* Short problem *
Copy, exactly and only, the lines from the one with "What Plotly code" up to and including the one with "import plotly.graph_objects as go", leaving pictures out.

* Data items *
>>>>

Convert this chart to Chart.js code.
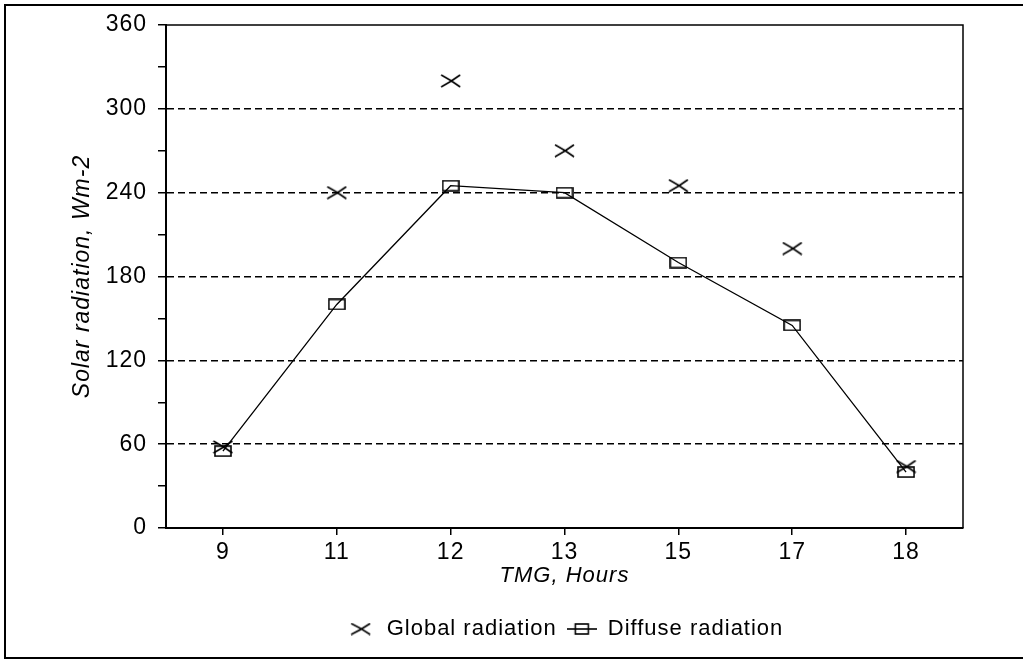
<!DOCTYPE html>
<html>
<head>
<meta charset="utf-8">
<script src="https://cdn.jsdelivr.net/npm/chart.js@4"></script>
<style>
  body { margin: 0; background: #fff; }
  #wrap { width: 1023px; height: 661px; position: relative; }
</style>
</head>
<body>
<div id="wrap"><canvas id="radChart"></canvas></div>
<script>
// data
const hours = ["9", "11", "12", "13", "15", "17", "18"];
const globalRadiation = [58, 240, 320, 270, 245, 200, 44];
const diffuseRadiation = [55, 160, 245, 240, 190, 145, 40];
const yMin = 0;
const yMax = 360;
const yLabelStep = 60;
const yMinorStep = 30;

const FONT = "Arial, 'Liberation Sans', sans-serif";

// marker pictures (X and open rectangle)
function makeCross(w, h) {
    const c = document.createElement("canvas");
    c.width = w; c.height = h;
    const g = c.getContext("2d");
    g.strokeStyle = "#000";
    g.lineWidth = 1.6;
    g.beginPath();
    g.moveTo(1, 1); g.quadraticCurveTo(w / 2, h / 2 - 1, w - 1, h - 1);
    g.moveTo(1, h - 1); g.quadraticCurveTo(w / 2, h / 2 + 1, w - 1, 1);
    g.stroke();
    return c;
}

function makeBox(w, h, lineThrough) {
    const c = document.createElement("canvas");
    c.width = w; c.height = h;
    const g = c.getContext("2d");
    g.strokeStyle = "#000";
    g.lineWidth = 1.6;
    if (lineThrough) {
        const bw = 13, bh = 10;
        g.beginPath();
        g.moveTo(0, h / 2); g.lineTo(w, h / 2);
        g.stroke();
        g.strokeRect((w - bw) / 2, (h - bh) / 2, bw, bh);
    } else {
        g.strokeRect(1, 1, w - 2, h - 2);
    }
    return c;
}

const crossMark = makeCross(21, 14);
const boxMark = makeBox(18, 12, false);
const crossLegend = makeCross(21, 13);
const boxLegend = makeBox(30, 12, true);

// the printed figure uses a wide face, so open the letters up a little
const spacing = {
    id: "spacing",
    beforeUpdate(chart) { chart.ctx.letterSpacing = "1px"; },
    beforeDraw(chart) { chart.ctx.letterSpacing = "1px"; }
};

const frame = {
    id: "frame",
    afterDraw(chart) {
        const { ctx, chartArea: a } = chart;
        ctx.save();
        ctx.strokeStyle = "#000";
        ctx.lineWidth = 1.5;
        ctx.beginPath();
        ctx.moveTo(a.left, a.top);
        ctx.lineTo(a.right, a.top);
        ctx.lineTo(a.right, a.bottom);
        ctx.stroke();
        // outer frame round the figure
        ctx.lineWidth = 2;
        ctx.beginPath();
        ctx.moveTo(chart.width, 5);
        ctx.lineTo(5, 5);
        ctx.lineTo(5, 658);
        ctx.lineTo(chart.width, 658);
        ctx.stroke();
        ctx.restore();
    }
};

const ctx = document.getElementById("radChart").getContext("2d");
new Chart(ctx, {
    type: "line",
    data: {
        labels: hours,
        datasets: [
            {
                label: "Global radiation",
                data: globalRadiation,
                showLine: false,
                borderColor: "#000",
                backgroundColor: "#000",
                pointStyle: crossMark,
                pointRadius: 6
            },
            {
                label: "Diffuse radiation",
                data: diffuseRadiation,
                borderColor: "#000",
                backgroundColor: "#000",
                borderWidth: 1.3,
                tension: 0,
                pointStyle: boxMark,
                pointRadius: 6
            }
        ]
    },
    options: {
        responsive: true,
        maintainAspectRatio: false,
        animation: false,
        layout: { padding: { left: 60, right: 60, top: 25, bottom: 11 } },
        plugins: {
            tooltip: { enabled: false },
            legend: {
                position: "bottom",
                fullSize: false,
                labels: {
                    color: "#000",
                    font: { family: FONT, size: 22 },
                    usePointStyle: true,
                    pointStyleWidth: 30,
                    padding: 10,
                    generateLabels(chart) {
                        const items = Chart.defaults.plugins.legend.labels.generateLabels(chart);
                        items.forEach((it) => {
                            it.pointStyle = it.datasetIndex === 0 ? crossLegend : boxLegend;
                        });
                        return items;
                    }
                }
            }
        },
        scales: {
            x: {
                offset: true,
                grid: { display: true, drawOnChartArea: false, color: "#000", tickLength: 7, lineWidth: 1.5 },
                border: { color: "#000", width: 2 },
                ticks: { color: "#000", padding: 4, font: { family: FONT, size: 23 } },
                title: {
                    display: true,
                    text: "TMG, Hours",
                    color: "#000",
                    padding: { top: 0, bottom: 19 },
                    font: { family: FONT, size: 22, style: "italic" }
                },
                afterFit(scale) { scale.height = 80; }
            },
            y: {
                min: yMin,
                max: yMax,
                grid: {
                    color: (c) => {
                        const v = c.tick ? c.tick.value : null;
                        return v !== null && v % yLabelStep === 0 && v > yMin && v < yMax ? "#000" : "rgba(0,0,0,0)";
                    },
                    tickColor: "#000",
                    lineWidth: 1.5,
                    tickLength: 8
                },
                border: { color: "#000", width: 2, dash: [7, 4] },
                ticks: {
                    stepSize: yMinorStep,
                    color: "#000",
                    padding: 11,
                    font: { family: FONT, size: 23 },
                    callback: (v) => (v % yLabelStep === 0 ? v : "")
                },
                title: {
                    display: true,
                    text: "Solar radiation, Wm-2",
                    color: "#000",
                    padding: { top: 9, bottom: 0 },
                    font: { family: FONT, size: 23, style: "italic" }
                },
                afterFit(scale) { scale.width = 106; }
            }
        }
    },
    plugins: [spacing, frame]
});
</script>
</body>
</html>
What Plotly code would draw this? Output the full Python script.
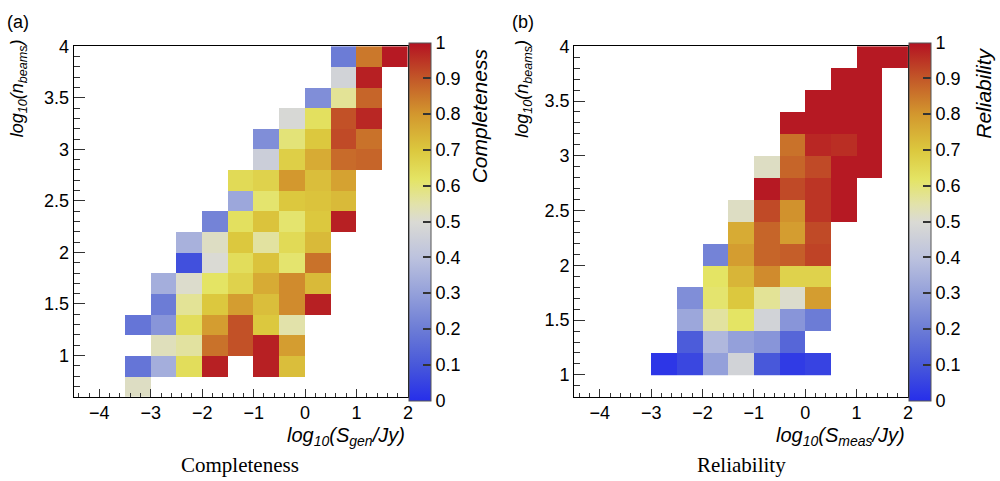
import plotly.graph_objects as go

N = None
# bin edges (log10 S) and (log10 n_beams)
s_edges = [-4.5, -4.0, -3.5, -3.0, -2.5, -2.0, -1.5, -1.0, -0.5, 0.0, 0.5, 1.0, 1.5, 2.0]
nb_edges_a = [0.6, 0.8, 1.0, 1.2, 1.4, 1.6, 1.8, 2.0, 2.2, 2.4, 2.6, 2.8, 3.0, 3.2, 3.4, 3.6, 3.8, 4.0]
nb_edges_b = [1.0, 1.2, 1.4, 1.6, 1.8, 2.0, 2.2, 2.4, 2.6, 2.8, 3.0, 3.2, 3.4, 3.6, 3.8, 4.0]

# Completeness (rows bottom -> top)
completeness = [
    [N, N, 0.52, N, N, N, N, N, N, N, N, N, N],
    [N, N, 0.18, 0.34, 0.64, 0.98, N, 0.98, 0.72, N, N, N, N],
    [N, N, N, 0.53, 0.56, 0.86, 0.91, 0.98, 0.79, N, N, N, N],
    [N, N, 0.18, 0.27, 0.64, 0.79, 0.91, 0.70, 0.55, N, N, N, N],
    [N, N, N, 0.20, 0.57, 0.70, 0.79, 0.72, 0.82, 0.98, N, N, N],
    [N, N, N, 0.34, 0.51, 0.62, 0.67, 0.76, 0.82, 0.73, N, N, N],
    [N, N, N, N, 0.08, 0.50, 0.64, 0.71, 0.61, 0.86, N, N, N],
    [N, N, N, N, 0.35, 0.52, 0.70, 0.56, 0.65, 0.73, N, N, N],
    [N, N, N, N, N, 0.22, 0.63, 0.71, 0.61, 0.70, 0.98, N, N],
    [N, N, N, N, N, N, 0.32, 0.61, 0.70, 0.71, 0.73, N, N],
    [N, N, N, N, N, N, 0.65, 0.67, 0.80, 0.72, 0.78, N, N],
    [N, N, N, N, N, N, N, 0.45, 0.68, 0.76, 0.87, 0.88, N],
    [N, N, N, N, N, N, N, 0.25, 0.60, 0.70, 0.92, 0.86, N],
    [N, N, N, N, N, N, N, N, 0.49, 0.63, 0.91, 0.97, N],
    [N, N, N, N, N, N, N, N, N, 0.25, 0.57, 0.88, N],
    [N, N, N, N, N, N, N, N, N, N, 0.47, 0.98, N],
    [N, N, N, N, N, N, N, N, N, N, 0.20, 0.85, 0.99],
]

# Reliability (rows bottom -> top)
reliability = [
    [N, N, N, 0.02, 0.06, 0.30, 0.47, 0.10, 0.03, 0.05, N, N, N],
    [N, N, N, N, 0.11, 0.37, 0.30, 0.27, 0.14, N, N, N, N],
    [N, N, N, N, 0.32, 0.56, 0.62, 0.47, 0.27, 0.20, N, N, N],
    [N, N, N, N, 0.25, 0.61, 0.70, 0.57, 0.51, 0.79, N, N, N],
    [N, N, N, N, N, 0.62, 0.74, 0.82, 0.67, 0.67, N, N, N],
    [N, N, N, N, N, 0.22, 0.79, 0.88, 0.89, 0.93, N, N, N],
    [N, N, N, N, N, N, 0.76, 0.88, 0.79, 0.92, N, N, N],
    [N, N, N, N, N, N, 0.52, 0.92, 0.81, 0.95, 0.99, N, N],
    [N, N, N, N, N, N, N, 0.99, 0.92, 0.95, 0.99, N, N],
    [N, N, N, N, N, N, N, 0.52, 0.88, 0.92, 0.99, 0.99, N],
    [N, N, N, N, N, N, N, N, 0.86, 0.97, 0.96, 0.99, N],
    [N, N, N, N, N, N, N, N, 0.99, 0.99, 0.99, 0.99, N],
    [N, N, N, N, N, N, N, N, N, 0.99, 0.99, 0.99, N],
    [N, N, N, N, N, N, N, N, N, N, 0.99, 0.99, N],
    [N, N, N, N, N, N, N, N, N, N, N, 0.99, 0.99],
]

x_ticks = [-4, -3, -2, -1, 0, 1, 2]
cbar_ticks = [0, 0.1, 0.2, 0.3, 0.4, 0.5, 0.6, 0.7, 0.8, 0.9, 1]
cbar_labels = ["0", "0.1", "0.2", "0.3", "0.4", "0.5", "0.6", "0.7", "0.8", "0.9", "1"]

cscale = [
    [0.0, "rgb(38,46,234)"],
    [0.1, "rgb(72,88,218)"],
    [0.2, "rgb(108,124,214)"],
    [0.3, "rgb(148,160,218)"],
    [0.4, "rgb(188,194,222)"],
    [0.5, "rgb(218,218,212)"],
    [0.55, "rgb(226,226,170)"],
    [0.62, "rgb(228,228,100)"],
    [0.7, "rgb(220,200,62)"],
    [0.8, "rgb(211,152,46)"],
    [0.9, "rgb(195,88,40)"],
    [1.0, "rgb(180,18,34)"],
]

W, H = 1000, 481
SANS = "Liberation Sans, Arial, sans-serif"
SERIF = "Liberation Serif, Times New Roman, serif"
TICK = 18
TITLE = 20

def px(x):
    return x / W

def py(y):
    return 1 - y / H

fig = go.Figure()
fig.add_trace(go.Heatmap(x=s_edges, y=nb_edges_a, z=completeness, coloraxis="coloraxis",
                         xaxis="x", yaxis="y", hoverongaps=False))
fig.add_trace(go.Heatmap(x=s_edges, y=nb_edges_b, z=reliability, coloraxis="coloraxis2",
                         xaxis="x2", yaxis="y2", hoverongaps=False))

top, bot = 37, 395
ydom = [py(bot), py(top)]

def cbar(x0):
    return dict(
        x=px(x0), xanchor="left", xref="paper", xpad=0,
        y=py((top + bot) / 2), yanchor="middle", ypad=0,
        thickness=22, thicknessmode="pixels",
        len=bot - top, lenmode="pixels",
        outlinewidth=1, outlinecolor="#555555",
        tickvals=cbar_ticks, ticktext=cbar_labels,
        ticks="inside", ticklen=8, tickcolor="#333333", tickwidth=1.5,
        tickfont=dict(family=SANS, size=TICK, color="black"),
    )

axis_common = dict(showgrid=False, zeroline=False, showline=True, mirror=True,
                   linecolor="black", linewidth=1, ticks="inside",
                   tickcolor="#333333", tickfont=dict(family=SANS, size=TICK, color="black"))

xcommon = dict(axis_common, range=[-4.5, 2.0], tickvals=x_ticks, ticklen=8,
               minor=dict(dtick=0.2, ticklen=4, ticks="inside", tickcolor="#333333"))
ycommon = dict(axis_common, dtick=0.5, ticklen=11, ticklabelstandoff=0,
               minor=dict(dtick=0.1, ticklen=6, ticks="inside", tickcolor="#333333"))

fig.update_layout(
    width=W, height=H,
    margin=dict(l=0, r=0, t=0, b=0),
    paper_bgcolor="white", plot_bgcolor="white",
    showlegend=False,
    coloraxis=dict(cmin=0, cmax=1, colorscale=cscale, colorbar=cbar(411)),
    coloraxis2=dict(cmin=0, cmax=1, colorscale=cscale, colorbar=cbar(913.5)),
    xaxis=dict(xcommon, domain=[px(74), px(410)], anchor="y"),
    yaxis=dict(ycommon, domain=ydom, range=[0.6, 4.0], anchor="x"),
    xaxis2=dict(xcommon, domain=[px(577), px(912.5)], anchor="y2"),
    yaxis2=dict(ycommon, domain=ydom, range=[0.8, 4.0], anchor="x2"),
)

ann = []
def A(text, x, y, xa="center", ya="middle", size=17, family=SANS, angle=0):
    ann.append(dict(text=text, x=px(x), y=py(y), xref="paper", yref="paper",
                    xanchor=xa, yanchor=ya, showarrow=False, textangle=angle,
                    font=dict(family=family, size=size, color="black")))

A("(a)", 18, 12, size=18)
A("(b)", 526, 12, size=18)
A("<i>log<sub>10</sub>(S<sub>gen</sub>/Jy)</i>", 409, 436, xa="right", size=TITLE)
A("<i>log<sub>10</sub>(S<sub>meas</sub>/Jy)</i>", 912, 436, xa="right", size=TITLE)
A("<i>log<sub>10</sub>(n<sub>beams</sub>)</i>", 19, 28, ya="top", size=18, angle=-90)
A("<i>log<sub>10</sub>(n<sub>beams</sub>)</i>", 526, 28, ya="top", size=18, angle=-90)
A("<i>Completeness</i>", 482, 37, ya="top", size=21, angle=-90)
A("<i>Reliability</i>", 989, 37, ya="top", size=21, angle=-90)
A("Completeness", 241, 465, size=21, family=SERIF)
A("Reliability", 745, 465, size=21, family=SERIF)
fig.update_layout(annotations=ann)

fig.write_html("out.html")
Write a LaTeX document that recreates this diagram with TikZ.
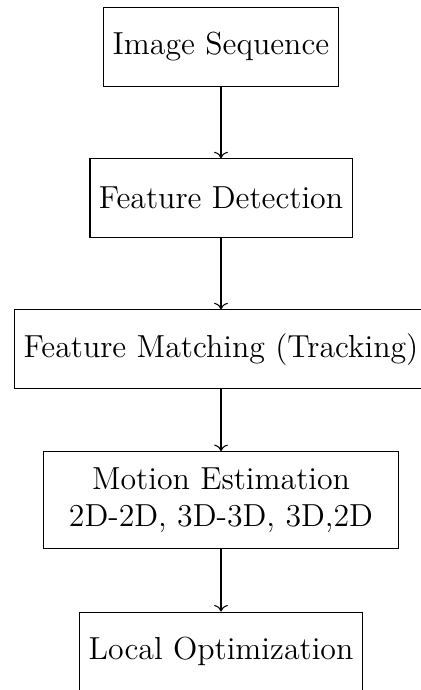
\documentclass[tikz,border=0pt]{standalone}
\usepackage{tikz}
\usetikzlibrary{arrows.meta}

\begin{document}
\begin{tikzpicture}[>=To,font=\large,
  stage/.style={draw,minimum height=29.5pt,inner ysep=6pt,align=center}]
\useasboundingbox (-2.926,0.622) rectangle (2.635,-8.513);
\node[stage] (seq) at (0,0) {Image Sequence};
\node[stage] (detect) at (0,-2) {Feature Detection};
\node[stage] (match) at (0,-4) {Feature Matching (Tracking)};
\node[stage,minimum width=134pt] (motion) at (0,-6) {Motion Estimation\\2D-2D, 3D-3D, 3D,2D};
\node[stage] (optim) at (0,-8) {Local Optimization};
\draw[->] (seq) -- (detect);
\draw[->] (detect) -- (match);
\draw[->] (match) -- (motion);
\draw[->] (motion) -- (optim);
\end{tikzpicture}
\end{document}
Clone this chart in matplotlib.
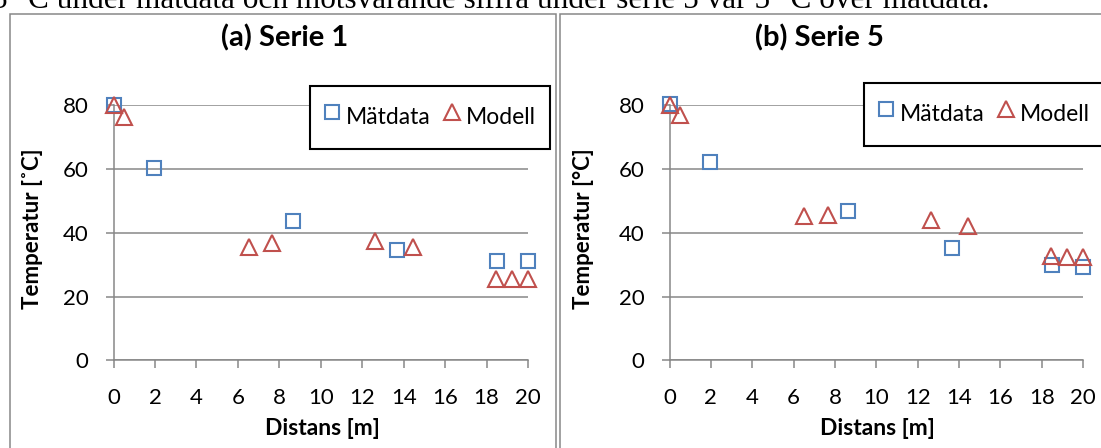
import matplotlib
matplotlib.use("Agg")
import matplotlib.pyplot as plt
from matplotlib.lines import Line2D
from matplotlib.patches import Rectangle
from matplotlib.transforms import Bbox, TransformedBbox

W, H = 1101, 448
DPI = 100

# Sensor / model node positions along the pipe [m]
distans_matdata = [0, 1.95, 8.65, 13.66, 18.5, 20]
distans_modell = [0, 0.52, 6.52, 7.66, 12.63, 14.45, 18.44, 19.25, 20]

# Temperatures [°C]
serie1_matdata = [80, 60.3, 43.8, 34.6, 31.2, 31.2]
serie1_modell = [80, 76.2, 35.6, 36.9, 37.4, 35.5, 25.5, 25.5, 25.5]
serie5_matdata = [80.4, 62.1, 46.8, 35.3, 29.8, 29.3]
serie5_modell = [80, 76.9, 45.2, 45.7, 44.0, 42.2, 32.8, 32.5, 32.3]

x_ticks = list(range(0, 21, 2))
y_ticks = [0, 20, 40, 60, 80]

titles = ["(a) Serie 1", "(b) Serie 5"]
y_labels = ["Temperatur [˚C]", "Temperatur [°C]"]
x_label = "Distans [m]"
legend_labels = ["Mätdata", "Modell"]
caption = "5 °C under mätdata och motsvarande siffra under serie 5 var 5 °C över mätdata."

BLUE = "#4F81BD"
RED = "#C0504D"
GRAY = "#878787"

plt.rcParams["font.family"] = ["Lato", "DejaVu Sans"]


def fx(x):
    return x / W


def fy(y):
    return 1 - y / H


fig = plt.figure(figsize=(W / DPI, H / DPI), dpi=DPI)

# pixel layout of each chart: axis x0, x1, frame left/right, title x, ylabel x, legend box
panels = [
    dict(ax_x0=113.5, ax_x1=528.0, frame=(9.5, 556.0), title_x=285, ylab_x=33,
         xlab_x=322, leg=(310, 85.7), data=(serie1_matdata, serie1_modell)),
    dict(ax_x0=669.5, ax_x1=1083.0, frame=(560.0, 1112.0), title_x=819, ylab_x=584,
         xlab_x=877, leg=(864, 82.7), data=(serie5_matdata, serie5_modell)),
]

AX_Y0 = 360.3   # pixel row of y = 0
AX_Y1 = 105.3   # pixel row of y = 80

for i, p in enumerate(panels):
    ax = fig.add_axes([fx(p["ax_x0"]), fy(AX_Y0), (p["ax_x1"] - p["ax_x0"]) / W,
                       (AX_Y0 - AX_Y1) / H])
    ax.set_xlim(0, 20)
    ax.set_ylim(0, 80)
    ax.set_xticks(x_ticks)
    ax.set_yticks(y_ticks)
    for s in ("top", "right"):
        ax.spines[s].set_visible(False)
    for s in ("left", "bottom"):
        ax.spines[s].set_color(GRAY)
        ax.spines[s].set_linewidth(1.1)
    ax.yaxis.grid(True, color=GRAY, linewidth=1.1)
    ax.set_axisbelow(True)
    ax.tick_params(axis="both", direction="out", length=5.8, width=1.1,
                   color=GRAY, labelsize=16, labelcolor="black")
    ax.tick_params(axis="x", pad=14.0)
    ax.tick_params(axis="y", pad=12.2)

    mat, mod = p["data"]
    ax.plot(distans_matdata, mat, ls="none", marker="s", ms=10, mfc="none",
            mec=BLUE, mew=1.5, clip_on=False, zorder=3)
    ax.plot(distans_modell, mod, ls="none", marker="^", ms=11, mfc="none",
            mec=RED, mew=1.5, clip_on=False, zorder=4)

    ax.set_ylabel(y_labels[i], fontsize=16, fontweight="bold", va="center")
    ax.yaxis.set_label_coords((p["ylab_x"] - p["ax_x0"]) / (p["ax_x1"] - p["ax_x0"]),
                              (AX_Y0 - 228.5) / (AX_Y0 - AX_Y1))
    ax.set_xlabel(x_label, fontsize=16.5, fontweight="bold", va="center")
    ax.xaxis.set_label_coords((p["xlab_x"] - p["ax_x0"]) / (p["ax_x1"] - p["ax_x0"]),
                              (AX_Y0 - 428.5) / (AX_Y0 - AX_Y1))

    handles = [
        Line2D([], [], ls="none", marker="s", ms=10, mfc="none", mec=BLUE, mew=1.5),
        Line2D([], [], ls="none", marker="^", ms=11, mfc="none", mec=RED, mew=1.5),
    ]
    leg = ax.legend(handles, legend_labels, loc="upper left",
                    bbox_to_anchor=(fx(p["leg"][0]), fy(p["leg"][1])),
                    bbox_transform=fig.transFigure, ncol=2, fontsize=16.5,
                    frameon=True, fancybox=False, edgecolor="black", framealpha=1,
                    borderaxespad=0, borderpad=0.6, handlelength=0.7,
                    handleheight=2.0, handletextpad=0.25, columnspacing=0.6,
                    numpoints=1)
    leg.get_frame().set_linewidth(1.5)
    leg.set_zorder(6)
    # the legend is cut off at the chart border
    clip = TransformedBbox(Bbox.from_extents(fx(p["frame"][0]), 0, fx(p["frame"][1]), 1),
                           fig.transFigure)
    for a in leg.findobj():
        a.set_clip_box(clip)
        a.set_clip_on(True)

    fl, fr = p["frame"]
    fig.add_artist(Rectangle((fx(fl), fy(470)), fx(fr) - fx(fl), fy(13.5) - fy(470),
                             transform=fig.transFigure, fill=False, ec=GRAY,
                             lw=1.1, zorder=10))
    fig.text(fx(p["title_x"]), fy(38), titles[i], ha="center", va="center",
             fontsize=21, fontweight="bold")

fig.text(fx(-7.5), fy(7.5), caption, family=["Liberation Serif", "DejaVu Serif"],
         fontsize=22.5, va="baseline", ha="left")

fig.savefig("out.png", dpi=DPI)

<<<<

* Solution below *
What Plotly code would draw this? Output the full Python script.
import plotly.graph_objects as go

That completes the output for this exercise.